Data to use =>
====

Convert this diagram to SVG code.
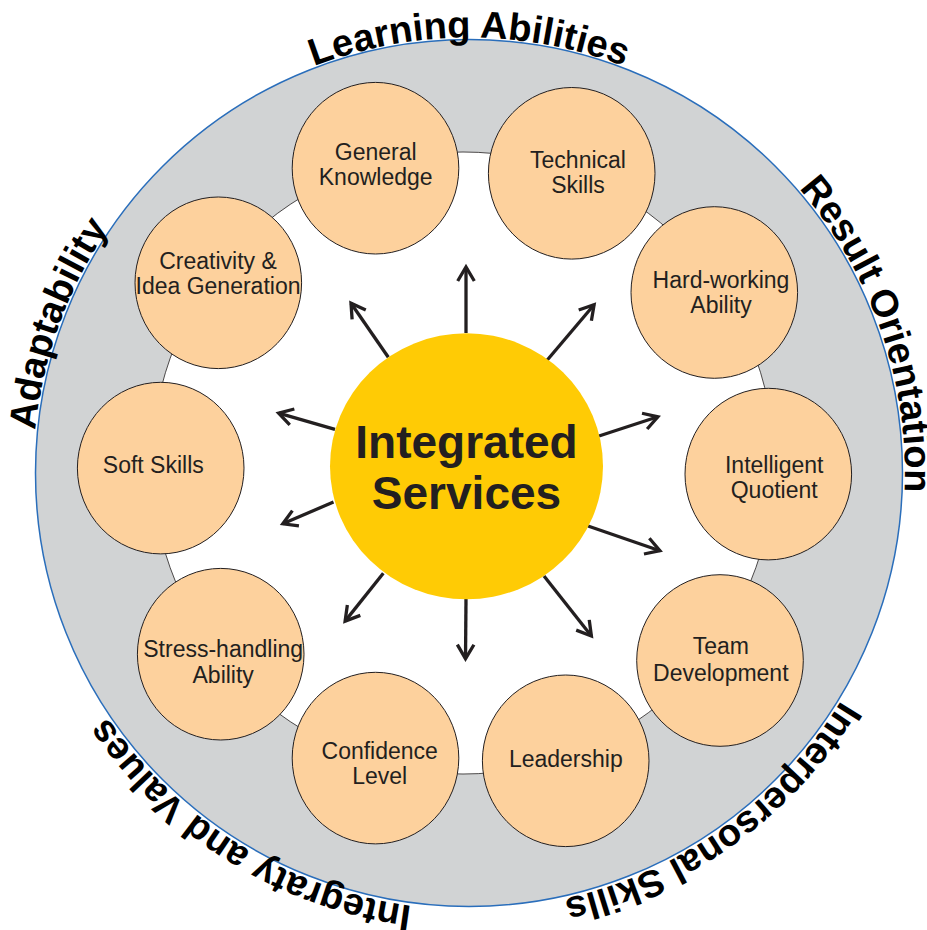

====

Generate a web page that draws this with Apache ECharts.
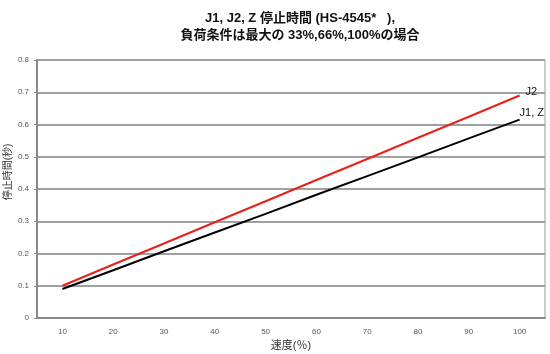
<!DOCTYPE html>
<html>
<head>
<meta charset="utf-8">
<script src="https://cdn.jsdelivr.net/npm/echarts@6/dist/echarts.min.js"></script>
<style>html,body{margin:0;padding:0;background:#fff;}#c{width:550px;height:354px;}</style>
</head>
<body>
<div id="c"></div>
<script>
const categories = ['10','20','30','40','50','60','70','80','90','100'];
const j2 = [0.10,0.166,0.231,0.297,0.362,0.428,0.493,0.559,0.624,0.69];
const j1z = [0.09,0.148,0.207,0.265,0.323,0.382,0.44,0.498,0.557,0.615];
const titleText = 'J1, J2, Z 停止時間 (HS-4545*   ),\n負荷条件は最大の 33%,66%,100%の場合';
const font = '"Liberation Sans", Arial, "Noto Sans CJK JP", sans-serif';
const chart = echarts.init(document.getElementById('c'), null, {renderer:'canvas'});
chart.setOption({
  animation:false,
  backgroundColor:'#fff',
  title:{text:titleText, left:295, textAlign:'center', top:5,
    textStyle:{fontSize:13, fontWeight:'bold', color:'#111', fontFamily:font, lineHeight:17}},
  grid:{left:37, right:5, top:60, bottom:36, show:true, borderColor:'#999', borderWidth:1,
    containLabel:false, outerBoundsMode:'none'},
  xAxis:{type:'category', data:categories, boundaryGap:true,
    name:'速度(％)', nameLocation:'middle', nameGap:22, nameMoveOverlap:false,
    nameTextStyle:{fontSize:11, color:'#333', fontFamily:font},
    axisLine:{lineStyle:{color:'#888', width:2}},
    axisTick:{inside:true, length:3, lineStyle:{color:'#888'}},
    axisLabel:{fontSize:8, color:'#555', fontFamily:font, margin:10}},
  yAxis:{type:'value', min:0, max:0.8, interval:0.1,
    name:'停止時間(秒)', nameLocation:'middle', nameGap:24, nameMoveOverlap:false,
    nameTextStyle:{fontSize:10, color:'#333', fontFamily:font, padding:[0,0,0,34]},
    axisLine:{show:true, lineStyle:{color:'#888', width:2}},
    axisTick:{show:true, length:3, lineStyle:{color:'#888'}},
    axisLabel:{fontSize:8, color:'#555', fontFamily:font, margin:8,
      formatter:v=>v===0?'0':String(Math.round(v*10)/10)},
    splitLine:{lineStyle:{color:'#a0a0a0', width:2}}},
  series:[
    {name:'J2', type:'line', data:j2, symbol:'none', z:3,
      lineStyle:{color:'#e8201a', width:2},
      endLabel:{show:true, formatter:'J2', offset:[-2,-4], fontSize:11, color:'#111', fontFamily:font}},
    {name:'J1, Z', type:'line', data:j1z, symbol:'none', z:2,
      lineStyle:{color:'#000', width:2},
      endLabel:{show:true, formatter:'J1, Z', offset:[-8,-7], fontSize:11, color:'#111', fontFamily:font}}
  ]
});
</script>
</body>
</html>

====

Problem description =>
Collect, from the material above, every line containing the word "this".

Written answer =>
Convert this diagram to SVG code.
Generate a web page that draws this with Apache ECharts.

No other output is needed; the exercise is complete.